Each query simply maps $n$ to $2^{n-1}$, taking care to handle the base case $n=1$, which correctly yields $2^0 = 1$.
Worked Examples
Example 1: $n = 3$
We compute all compositions of 3.
| Step | Composition | Interpretation as cuts |
|---|---|---|
| 1 | [3] | no cut |
| 2 | [1,2] | cut after 1 |
| 3 | [2,1] | cut after 2 |
| 4 | [1,1,1] | cuts after 1 and 2 |
This gives 4 arrays, matching $2^{3-1} = 4$. The table shows that every subset of the two internal boundaries corresponds to exactly one valid construction.
Example 2: $n = 4$
| Step | Composition | Interpretation as cuts |
|---|---|---|
| 1 | [4] | no cut |
| 2 | [1,3] | cut after 1 |
| 3 | [2,2] | cut after 2 |
| 4 | [3,1] | cut after 3 |
| 5 | [1,1,2] | cuts after 1,2 |
| 6 | [1,2,1] | cuts after 1,3 |
| 7 | [2,1,1] | cuts after 2,3 |
| 8 | [1,1,1,1] | cuts after all |
There are 8 cases, confirming $2^{4-1} = 8$. This trace makes the independence of each boundary decision explicit.
Complexity Analysis
| Measure | Complexity | Explanation |
|---|---|---|
| Time | $O(N + T)$ | precomputation up to $10^6$ plus constant-time per query |
| Space | $O(N)$ | storage of precomputed powers of two |
The preprocessing cost is linear in the maximum $n$, which fits comfortably within the constraints. Each test case is answered in constant time, making the solution efficient even for $10^3$ queries.
Test Cases
import sys, io
MOD = 10**9 + 7
MAXN = 10**6
pow2 = [1] * (MAXN + 1)
for i in range(1, MAXN + 1):
pow2[i] = (pow2[i - 1] * 2) % MOD
def solve(inp: str) -> str:
sys.stdin = io.StringIO(inp)
t = int(input())
out = []
for _ in range(t):
n = int(input())
out.append(str(pow2[n - 1]))
return "\n".join(out)
# minimum size
assert solve("1\n1\n") == "1", "n=1 base case"
# small case
assert solve("1\n3\n") == "4", "n=3 should be 4"
# another small case
assert solve("1\n4\n") == "8", "n=4 should be 8"
# multiple tests
assert solve("3\n1\n2\n5\n") == "1\n2\n16", "mixed cases"

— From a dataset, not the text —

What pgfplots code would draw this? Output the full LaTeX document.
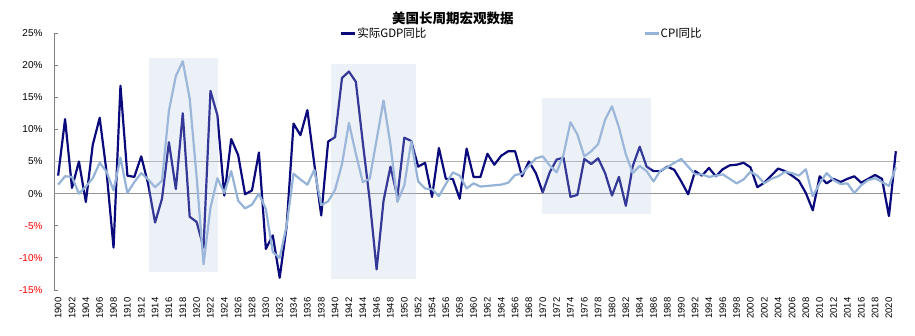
\documentclass[border=0pt]{standalone}
\usepackage{pgfplots}
\usepackage{pgfplotstable}
\pgfplotsset{compat=1.18}
\usepackage{fontspec}
\setmainfont{Liberation Sans}
\newfontfamily\cjk{Noto Sans CJK SC}
\definecolor{gdpc}{RGB}{10,10,125}
\definecolor{cpic}{RGB}{149,179,215}
\definecolor{shadec}{RGB}{180,195,225}
\pgfplotstableread{
year gdp cpi
1900 2.8 1.4
1901 11.6 2.7
1902 0.9 2.6
1903 5.0 0.0
1904 -1.3 1.1
1905 7.6 2.4
1906 11.8 4.8
1907 3.3 3.4
1908 -8.4 0.5
1909 16.8 5.6
1910 2.8 0.1
1911 2.6 1.8
1912 5.8 3.2
1913 1.5 2.2
1914 -4.5 1.0
1915 -0.8 2.0
1916 8.0 12.9
1917 0.7 18.3
1918 12.5 20.6
1919 -3.6 14.8
1920 -4.4 2.6
1921 -8.4 -11.0
1922 16.0 -2.2
1923 12.2 2.4
1924 -0.3 0.1
1925 8.5 3.5
1926 6.0 -1.1
1927 -0.1 -2.3
1928 0.5 -1.7
1929 6.4 0.0
1930 -8.6 -2.4
1931 -6.5 -9.1
1932 -13.1 -10.0
1933 -5.1 -5.0
1934 10.9 3.1
1935 9.1 2.2
1936 13.0 1.4
1937 4.6 3.7
1938 -3.4 -1.8
1939 8.1 -1.2
1940 8.8 0.6
1941 18.0 4.6
1942 19.0 11.0
1943 17.4 6.2
1944 8.0 1.8
1945 -1.0 2.3
1946 -11.8 8.4
1947 -1.1 14.5
1948 4.2 7.6
1949 -0.5 -1.3
1950 8.7 1.3
1951 8.2 8.1
1952 4.2 1.9
1953 4.8 0.8
1954 -0.5 0.7
1955 7.1 -0.4
1956 2.3 1.5
1957 2.3 3.3
1958 -0.8 2.8
1959 7.0 0.8
1960 2.6 1.6
1961 2.6 1.1
1962 6.2 1.2
1963 4.5 1.3
1964 5.9 1.4
1965 6.6 1.7
1966 6.6 2.9
1967 2.7 3.1
1968 5.0 4.3
1969 3.2 5.5
1970 0.2 5.8
1971 3.3 4.4
1972 5.3 3.3
1973 5.6 6.1
1974 -0.5 11.1
1975 -0.2 9.2
1976 5.4 5.8
1977 4.6 6.6
1978 5.5 7.7
1979 3.2 11.5
1980 -0.3 13.6
1981 2.6 10.3
1982 -1.9 6.1
1983 4.3 3.2
1984 7.3 4.3
1985 4.2 3.5
1986 3.5 1.9
1987 3.5 3.6
1988 4.2 4.1
1989 3.7 4.8
1990 1.9 5.4
1991 -0.1 4.2
1992 3.5 3.0
1993 2.8 3.0
1994 4.0 2.6
1995 2.7 2.8
1996 3.8 3.0
1997 4.4 2.3
1998 4.5 1.6
1999 4.8 2.2
2000 4.1 3.4
2001 1.0 2.8
2002 1.7 1.6
2003 2.8 2.3
2004 3.9 2.7
2005 3.5 3.4
2006 2.8 3.2
2007 2.0 2.8
2008 0.1 3.8
2009 -2.6 -0.4
2010 2.7 1.6
2011 1.6 3.2
2012 2.3 2.1
2013 1.8 1.5
2014 2.3 1.6
2015 2.7 0.1
2016 1.7 1.3
2017 2.3 2.1
2018 2.9 2.4
2019 2.3 1.8
2020 -3.5 1.2
2021 6.6 4.1
}\datatable
\begin{document}
\begin{tikzpicture}
\useasboundingbox (-54pt,-45pt) rectangle (861pt,290pt);
\begin{axis}[
  at={(0pt,0pt)}, anchor=south west,
  scale only axis, width=846pt, height=257pt,
  xmin=1899.4, xmax=2021.6, ymin=-15, ymax=25,
  axis y line*=left, axis x line*=bottom,
  x axis line style={draw=none},
  y axis line style={draw=gray, line width=0.8pt},
  xtick={1900,1902,...,2020},
  xtick style={draw=none},
  xticklabel style={yshift=-4pt, rotate=90, anchor=east, font=\fontsize{9.5}{10}\selectfont},
  /pgf/number format/1000 sep={},
  /pgf/number format/assume math mode=true,
  ytick={-15,-10,-5,0,5,10,15,20,25},
  yticklabels={\textcolor{red}{-15\%},\textcolor{red}{-10\%},\textcolor{red}{-5\%},0\%,5\%,10\%,15\%,20\%,25\%},
  yticklabel style={font=\fontsize{10}{11}\selectfont, xshift=-8pt},
  ytick style={draw=gray, line width=0.8pt},
  tick align=inside, major tick length=4pt,
  clip=false,
  title={\cjk\bfseries 美国长周期宏观数据},
  title style={at={(0.4716,1)}, anchor=center, yshift=9pt, font=\fontsize{13.5}{15}\selectfont},
  legend columns=2,
  legend style={draw=none, fill=none, at={(0.338,0.998)}, anchor=west, inner sep=0pt,
    font=\cjk\fontsize{11.5}{13}\selectfont,
    nodes={inner sep=1pt},
    /tikz/every even column/.append style={column sep=216pt}},
  legend image code/.code={\draw[#1] (0pt,0pt) -- (14pt,0pt);},
]
\addplot[gray!60, line width=1pt, forget plot] coordinates {(1899.4,5) (2021.6,5)};
\addplot[gray!85, line width=1.3pt, forget plot] coordinates {(1899.4,0) (2021.6,0)};
\addplot[gdpc, line width=2.2pt, line join=round] table[x=year, y=gdp] {\datatable};
\addlegendentry{实际GDP同比}
\addplot[cpic, line width=2.2pt, line join=round] table[x=year, y=cpi] {\datatable};
\addlegendentry{CPI同比}
\fill[shadec, opacity=0.25] (axis cs:1913.1,-12.2) rectangle (axis cs:1923.1,21.1);
\fill[shadec, opacity=0.25] (axis cs:1939.4,-13.3) rectangle (axis cs:1951.65,20.1);
\fill[shadec, opacity=0.25] (axis cs:1969.9,-3.17) rectangle (axis cs:1985.6,14.87);
\end{axis}
\end{tikzpicture}
\end{document}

# large boundary check (just structure)
assert solve("1\n10\n") == str(pow2[9]), "n=10 check"
| Test input | Expected output | What it validates |
|---|---|---|
| n=1 | 1 | base case correctness |
| n=3 | 4 | small composition enumeration |
| n=4 | 8 | growth pattern consistency |
| mixed | 1,2,16 | multiple queries handling |
| n=10 | 512 | exponent indexing correctness |
Edge Cases
For $n = 1$, the algorithm returns $2^{0} = 1$. This matches the only possible construction: choose $x=1$, producing the array $[1]$. The boundary formulation still holds because there are no internal gaps to decide, so the number of cut patterns is one.
For very large $n$, such as $n = 10^6$, the algorithm still behaves consistently because it relies only on precomputed modular exponentiation. The value $2^{n-1} \bmod (10^9+7)$ is well-defined and computed in advance without overflow or recursion depth concerns.